In multi-agent problems requiring a high degree of cooperation, success often depends on the ability of the agents to adapt to each other's behavior. A natural solution concept in such settings is the Stackelberg equilibrium, in which the ``leader'' agent selects the strategy that maximizes its own payoff given that the ``follower'' agent will choose their best response to this strategy. Recent work has extended this solution concept to two-player differentiable games, such as those arising from multi-agent deep reinforcement learning, in the form of the \textit{differential} Stackelberg equilibrium.

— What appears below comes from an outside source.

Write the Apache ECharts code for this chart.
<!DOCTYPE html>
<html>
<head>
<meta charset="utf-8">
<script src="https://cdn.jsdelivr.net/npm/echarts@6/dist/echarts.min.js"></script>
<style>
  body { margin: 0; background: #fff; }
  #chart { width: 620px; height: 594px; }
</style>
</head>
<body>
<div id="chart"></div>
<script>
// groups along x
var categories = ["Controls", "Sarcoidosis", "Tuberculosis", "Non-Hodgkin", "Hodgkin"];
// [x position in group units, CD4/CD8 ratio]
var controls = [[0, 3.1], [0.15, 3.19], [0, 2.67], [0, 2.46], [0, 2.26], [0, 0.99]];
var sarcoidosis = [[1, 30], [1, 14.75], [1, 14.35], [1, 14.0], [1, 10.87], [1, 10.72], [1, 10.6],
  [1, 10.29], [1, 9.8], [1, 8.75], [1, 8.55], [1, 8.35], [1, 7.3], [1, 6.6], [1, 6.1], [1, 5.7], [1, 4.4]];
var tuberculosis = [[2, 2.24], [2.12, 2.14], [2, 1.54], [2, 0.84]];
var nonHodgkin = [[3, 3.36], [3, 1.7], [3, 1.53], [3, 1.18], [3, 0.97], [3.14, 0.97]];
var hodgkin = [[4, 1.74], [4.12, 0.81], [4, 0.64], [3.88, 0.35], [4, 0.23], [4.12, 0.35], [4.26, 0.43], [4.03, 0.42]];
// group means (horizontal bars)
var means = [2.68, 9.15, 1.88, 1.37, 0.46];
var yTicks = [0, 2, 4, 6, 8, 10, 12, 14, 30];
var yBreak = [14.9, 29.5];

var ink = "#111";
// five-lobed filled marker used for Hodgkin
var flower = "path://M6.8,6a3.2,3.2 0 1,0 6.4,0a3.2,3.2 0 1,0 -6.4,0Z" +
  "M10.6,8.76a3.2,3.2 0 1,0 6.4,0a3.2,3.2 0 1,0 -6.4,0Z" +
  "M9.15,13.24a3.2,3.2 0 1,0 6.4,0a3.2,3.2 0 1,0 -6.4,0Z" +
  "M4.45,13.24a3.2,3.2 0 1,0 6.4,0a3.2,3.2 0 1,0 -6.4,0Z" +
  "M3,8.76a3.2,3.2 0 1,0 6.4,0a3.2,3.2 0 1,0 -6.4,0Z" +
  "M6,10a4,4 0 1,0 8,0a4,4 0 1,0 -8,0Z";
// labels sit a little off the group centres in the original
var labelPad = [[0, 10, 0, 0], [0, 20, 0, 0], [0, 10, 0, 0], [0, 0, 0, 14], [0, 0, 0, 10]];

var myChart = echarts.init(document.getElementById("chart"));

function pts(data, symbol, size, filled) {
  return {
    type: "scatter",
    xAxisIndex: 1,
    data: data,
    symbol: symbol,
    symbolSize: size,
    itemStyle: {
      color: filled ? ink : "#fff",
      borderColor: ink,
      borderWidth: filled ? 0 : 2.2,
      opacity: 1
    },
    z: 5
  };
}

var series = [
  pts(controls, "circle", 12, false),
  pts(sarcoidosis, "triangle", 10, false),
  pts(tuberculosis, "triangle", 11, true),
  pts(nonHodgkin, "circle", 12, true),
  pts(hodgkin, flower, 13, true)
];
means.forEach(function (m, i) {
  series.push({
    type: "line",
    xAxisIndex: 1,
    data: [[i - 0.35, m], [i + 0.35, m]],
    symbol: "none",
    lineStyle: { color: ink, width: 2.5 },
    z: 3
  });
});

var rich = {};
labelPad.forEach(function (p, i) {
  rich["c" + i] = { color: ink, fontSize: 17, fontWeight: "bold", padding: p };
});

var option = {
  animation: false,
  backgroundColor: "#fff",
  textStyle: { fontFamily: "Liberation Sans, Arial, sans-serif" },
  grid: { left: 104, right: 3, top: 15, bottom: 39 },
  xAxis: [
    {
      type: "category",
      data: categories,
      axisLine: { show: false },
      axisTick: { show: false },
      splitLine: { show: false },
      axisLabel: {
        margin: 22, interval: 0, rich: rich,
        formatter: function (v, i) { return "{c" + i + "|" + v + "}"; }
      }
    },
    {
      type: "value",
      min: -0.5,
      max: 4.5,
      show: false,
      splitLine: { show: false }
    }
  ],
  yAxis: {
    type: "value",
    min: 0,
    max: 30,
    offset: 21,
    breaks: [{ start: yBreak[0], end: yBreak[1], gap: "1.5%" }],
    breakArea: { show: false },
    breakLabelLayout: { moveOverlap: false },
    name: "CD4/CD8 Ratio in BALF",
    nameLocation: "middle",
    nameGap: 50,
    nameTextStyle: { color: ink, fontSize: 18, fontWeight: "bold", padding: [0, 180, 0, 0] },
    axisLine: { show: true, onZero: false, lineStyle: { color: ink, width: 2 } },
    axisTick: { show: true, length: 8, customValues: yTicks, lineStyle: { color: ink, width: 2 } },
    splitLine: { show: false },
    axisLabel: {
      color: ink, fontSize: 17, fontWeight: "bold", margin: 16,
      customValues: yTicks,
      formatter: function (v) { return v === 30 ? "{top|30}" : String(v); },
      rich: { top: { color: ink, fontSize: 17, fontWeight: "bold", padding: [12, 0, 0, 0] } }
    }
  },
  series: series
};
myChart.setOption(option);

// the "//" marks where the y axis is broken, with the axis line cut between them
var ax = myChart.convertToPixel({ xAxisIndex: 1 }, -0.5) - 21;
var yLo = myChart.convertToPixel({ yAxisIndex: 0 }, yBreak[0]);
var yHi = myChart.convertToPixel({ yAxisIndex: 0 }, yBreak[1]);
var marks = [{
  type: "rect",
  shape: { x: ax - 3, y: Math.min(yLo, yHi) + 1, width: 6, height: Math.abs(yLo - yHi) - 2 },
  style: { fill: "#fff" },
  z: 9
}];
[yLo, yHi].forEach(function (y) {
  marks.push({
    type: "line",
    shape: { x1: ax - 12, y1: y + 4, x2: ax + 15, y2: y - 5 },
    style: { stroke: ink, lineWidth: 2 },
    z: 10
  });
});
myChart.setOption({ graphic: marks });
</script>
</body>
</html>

While this previous work has presented learning dynamics which converge to such equilibria, these dynamics are ``coupled'' in the sense that the learning updates for the leader's strategy require some information about the follower's payoff function. As such, these methods cannot be applied to truly decentralised multi-agent settings, particularly ad hoc cooperation, where each agent only has access to its own payoff function. In this work we present ``uncoupled'' learning dynamics based on zeroth-order gradient estimators, in which each agent's strategy update depends only on their observations of the other's behavior. We analyze the convergence of these dynamics in general-sum games, and prove that they converge to differential Stackelberg equilibria under the same conditions as previous coupled methods. Furthermore, we present an online mechanism by which symmetric learners can negotiate leader-follower roles. We conclude with a discussion of the implications of our work for multi-agent reinforcement learning and ad hoc collaboration more generally.

翻译：在需要高度合作的多智能体问题中，成功往往取决于智能体适应彼此行为的能力。斯塔克尔伯格均衡是此类场景中一种自然的解概念，其中“领导者”智能体选择能最大化自身收益的策略，前提是“跟随者”智能体会针对该策略选择其最优响应。近期研究将这一解概念扩展至双方可微博弈（例如多智能体深度强化学习中出现的博弈），形成了微分斯塔克尔伯格均衡。虽然已有研究提出了收敛至此类均衡的学习动态，但这些动态是“耦合”的，即领导者策略的学习更新需要部分关于跟随者收益函数的信息。因此，这些方法无法应用于真正的去中心化多智能体场景，特别是临时合作场景，其中每个智能体仅能访问自身的收益函数。本工作提出了基于零阶梯度估计器的“非耦合”学习动态，其中每个智能体的策略更新仅依赖于其对另一方行为的观测。我们在一般和博弈中分析了这些动态的收敛性，并证明在与先前耦合方法相同的条件下，它们能收敛至微分斯塔克尔伯格均衡。此外，我们提出了一种在线机制，使得对称学习者可以通过协商确定领导者-跟随者角色。最后，我们讨论了本研究对多智能体强化学习及更广泛的临时协作场景的启示。